CS Papers - BitTorrent
2 Technical Framework
2.1 Publishing Content
.torrent file contains information about the file, its length,
name, hashing information and url of a tracker. Trackers are responsible for
helping downloaders to find each other. A downloader sends information about
what file it is downloading, what port it’s listening on, and tracker responds
with a list of contact information for peers which are downloading the same
file. Downloaders use this information to find and connect to each other. To
make a file available, a ‘downloader’ which happens to have the complete file,
known as seed, must be started.
2.2 Peer Distribution
The tracker’s responsibilities are strictly limited to helping peers to find
each other. All logistical problems of file downloading are handled in the
interactions between peers. In order to keep track of which peers have what,
BitTorrent cuts files into pieces of fixed size. Each downloader reports to all
of its peers what pieces it has. To verify data integrity,
SHA1 hashes of all pieces are included in
.torrent file, and peers don’t report that they have a piece
until they’ve checked the hash. Peers continuously download pieces from all
peers which they can.
BitTorrent facilitates the pipelining by breaking pieces further into sub-pieces over the wire, typically sixteen kilobytes in size, and always keeping some number, typically five, requests pipelined at once. This will avoid a delay between pieces being sent, which is disastrous for transfer rates. The number for pipelining can be selected as a value that will reliably saturate most connections.
2.4 Piece Selection
Selecting pieces to download in a good order is very important for good performance.
2.4.1 Strict Priority
BitTorrent’s first policy for piece selection is that once a single sub-piece has been requested, the remaining sub-pieces from that particular piece are requested before sub-pieces from any other piece. This will be good for getting complete pieces as quickly as possible.
2.4.2 Rarest First
When selecting which piece to start downloading next, peers generally download pieces which the fewest of their own peers have first, a technique referred as “rarest first”. This technique does a good job of making sure that peers have pieces which all of their peers want, so uploading can be done when wanted. It also makes sure that pieces which are more common are left for later, so the likelihood that a peer which currently is offering upload will later not have anything of interest is reduced.
2.4.3 Random First Piece
An exception to rarest first is when downloading starts. At that time, the peer has nothing to upload, so it’s important to get a complete piece as quickly as possible. Rare pieces are generally present on one peer, so they would be downloaded slower than pieces which are present on multiple peers for which it is possible to download sub-pieces from different places. Until the first complete piece is assembled, pieces to download are selected at random and then strategy changes to rarest first.
2.4.4 Endgame Mode
Closer to the end of download, a peer with very slow transfer rates may delay download’s finish. To keep that from happening, once all sub-pieces which peer doesn’t have are actively being requested it sends requests for all sub-pieces to all peers. Cancels are sent for sub-pieces which arrive to keep to much bandwidth from being wasted on redundant sends.
3 Choking Algorithms
To cooperate peers upload, and to not cooperate they ‘choke’ peers. Choking is a temporary refusal to upload; it stops uploading but downloading can still happen and the connection doesn’t need to be renegotiated when choking stops. A good choking algorithm should utilize all available resources, provide reasonably consistent download rates for everyone, and be somewhat resistant to peers only downloading and not uploading.

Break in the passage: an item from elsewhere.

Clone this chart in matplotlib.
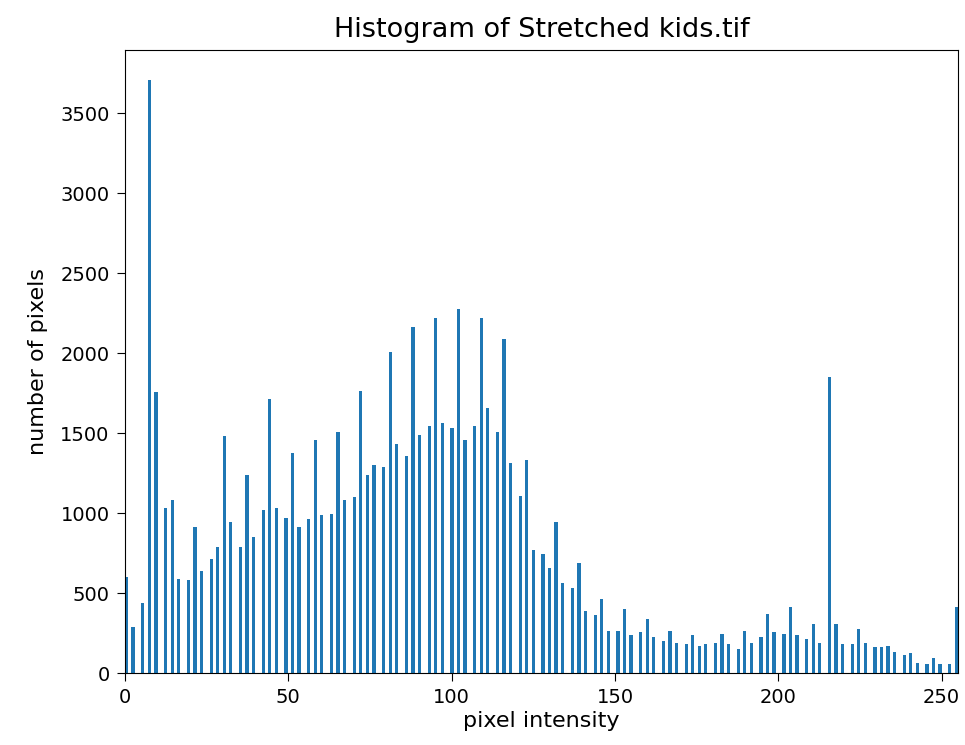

3.2 BitTorrent’s Choking Algortihm
Each BitTorrent peer always unchokes a fixed number of other peers (default is four), so the issue becomes which peers to unchoke. Decisions as to which peers to unchoke are based strictly on current download rate. Calculating current download rate meaningfully is a surprisingly difficult problem; the current implementation essentially uses a rolling 20-second average. BitTorrent peers recalculate who they want to choke once every ten seconds, and then leave the situation as is until the next ten seconds period is up.
3.3 Optimistic Unchoking
Simply uploading to the peers which provide the best download rate would suffer from having no method of discovering if currently unused connections are better than the ones being used. To fix this, at all times a BitTorrent peer has a single ‘optimistic unchoke’ which is unchoked regardless of the current download rate from it. Which peer is the optimistic unchoke is rotated every third rechoke period (30 seconds).

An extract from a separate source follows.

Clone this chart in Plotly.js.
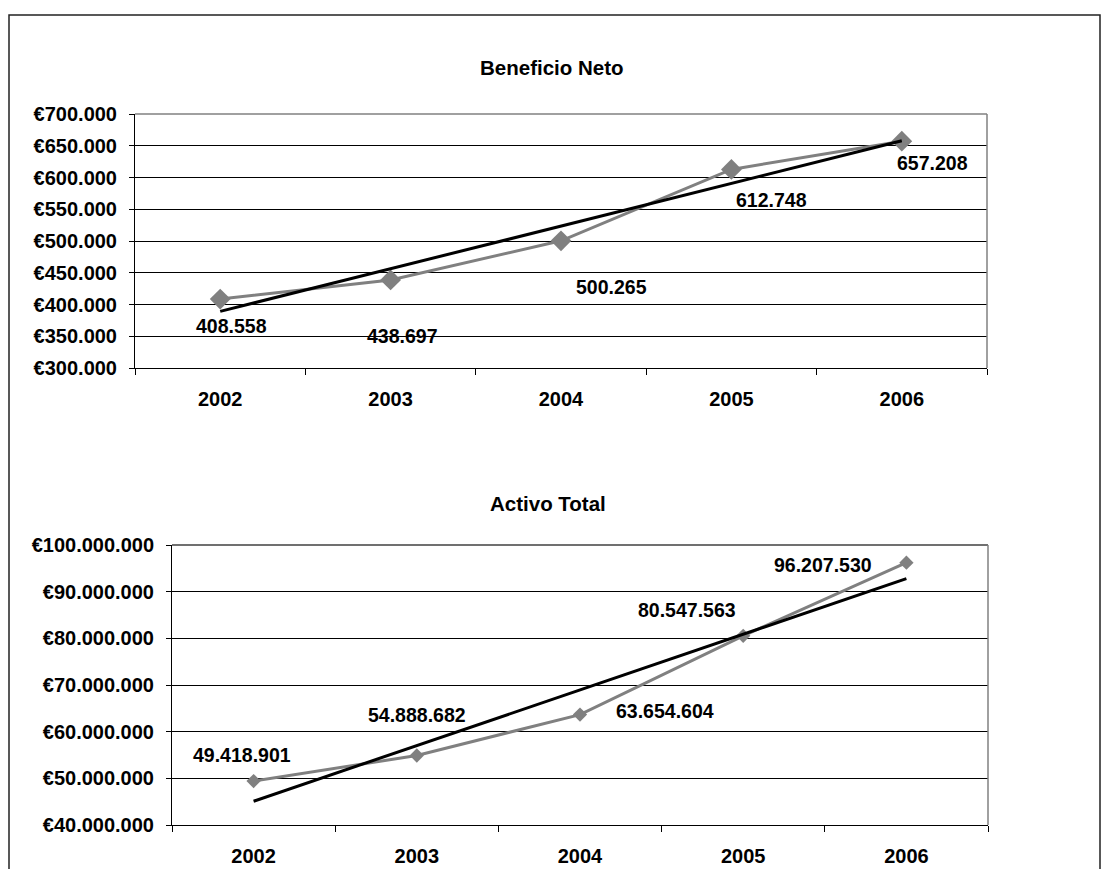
<!DOCTYPE html>
<html>
<head>
<meta charset="utf-8">
<script src="https://cdn.plot.ly/plotly-3.0.1.min.js"></script>
<style>
  html, body { margin: 0; padding: 0; background: #ffffff; }
  #chart { width: 1109px; height: 869px; }
</style>
</head>
<body>
<div id="chart"></div>
<script>
// Yearly figures
const years = ['2002', '2003', '2004', '2005', '2006'];
const beneficioNeto = [408558, 438697, 500265, 612748, 657208];
const activoTotal = [49418901, 54888682, 63654604, 80547563, 96207530];

// Chart titles
const tituloBeneficio = 'Beneficio Neto';
const tituloActivo = 'Activo Total';

// Pixel offsets of each value label from its point [dx, dy]
const beneficioLabelShift = [[11, -27], [12, -56], [50, -46], [40, -31], [31, -22]];
const activoLabelShift = [[-12, 26], [0, 41], [85, 4], [-56, 26], [-83, -2]];

const W = 1109, H = 869;
const FONT = 'Arial, "Liberation Sans", sans-serif';

// Spanish style number: thousands separated with dots
function fmt(n) {
  return String(Math.round(n)).replace(/\B(?=(\d{3})+(?!\d))/g, '.');
}

// Least-squares linear trend evaluated at the first and last category
function linearTrend(values) {
  const n = values.length;
  const xs = values.map((_, i) => i + 1);
  const mx = xs.reduce((a, b) => a + b, 0) / n;
  const my = values.reduce((a, b) => a + b, 0) / n;
  let num = 0, den = 0;
  for (let i = 0; i < n; i++) {
    num += (xs[i] - mx) * (values[i] - my);
    den += (xs[i] - mx) * (xs[i] - mx);
  }
  const slope = num / den;
  const icpt = my - slope * mx;
  return [icpt + slope * xs[0], icpt + slope * xs[n - 1]];
}

// Pixel box -> paper domain helpers
const dx = (a, b) => [a / W, b / W];
const dy = (top, bottom) => [1 - bottom / H, 1 - top / H];

const GREY = '#808080';

const trendB = linearTrend(beneficioNeto);
const trendA = linearTrend(activoTotal);

const traces = [
  {
    x: years, y: beneficioNeto, xaxis: 'x', yaxis: 'y',
    type: 'scatter', mode: 'lines+markers',
    line: { color: GREY, width: 3 },
    marker: { symbol: 'diamond', size: 16, color: GREY },
    hoverinfo: 'skip'
  },
  {
    x: [years[0], years[years.length - 1]], y: trendB, xaxis: 'x', yaxis: 'y',
    type: 'scatter', mode: 'lines',
    line: { color: '#000000', width: 3 },
    hoverinfo: 'skip'
  },
  {
    x: years, y: activoTotal, xaxis: 'x2', yaxis: 'y2',
    type: 'scatter', mode: 'lines+markers',
    line: { color: GREY, width: 3 },
    marker: { symbol: 'diamond', size: 11, color: GREY },
    hoverinfo: 'skip'
  },
  {
    x: [years[0], years[years.length - 1]], y: trendA, xaxis: 'x2', yaxis: 'y2',
    type: 'scatter', mode: 'lines',
    line: { color: '#000000', width: 3 },
    hoverinfo: 'skip'
  }
];

const tickFont = { family: FONT, size: 20, color: '#000000', weight: 'bold' };

function xAxis(domain, anchor) {
  return {
    domain: domain, anchor: anchor, type: 'category',
    range: [-0.5, years.length - 0.5],
    showgrid: false, zeroline: false,
    showline: true, linecolor: '#000000', linewidth: 1,
    ticks: 'outside', tickson: 'boundaries', ticklen: 6, tickcolor: '#000000', tickwidth: 1,
    tickfont: tickFont, ticklabelstandoff: 13,
    automargin: false, fixedrange: true
  };
}

function yAxis(domain, anchor, range, dtick) {
  return {
    domain: domain, anchor: anchor, range: range, dtick: dtick,
    tickmode: 'linear', tick0: range[0],
    tickprefix: '€', tickformat: ',d',
    showgrid: true, gridcolor: '#000000', gridwidth: 1,
    zeroline: false,
    showline: true, linecolor: '#000000', linewidth: 1,
    ticks: 'outside', ticklen: 5, tickcolor: '#000000', tickwidth: 1,
    tickfont: tickFont, ticklabelstandoff: 8,
    automargin: false, fixedrange: true
  };
}

// Value labels: category index on x, value on y, nudged in pixels
const labelFont = { family: FONT, size: 19.5, color: '#000000', weight: 'bold' };
const annotations = [];
beneficioNeto.forEach((v, i) => {
  annotations.push({
    x: i, y: v, xref: 'x', yref: 'y', showarrow: false,
    xanchor: 'center', yanchor: 'middle',
    text: fmt(v), font: labelFont,
    xshift: beneficioLabelShift[i][0], yshift: beneficioLabelShift[i][1]
  });
});
activoTotal.forEach((v, i) => {
  annotations.push({
    x: i, y: v, xref: 'x2', yref: 'y2', showarrow: false,
    xanchor: 'center', yanchor: 'middle',
    text: fmt(v), font: labelFont,
    xshift: activoLabelShift[i][0], yshift: activoLabelShift[i][1]
  });
});

const titleFont = { family: FONT, size: 20.5, color: '#000000', weight: 'bold' };
annotations.push({
  text: tituloBeneficio, xref: 'paper', yref: 'paper',
  x: 552 / W, y: 1 - 68 / H, xanchor: 'center', yanchor: 'middle',
  showarrow: false, font: titleFont
});
annotations.push({
  text: tituloActivo, xref: 'paper', yref: 'paper',
  x: 548 / W, y: 1 - 503 / H, xanchor: 'center', yanchor: 'middle',
  showarrow: false, font: titleFont
});

const shapes = [
  // outer chart frame
  { type: 'rect', xref: 'paper', yref: 'paper',
    x0: 9 / W, x1: 1100 / W, y0: -0.05, y1: 1 - 15 / H,
    line: { color: '#222222', width: 1.5 }, fillcolor: 'rgba(0,0,0,0)', layer: 'below' },
  // grey plot-area border (top and right) of each panel
  { type: 'line', xref: 'x domain', yref: 'y domain', x0: 0, x1: 1, y0: 1, y1: 1,
    line: { color: GREY, width: 1.5 } },
  { type: 'line', xref: 'x domain', yref: 'y domain', x0: 1, x1: 1, y0: 0, y1: 1,
    line: { color: GREY, width: 1.5 } },
  { type: 'line', xref: 'x2 domain', yref: 'y2 domain', x0: 0, x1: 1, y0: 1, y1: 1,
    line: { color: '#404040', width: 1.5 } },
  { type: 'line', xref: 'x2 domain', yref: 'y2 domain', x0: 1, x1: 1, y0: 0, y1: 1,
    line: { color: GREY, width: 1.5 } }
];

const layout = {
  width: W, height: H,
  margin: { l: 0, r: 0, t: 0, b: 0, pad: 0 },
  paper_bgcolor: '#ffffff', plot_bgcolor: '#ffffff',
  separators: ',.',
  showlegend: false,
  xaxis: xAxis(dx(135, 987), 'y'),
  yaxis: yAxis(dy(114, 368), 'x', [300000, 700000], 50000),
  xaxis2: xAxis(dx(172, 988), 'y2'),
  yaxis2: yAxis(dy(545, 825), 'x2', [40000000, 100000000], 10000000),
  annotations: annotations,
  shapes: shapes
};

Plotly.newPlot('chart', traces, layout, { staticPlot: true, displayModeBar: false });
</script>
</body>
</html>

Occasionally a BitTorrent peer will be choked by all peers which it was formerly downloading from. In such cases it will usually continue to get poor download rates until the optimistic unchoke finds better peers. Therefore, if over a minute goes by without getting a single piece from a particular peer, BitTorrent assumes it is ‘snubbed’ by that peer and doesn’t upload to it except as an optimistic unchoke.
3.5 Upload Only
Once a peer is done downloading, it no longer has useful download rates to decide which peers to upload to. The current implementation then switches to preferring peers which it has better upload rates to, which does a decent job of utilizing all available upload capacity and preferring peers which no one else happens to be uploading to at the moment.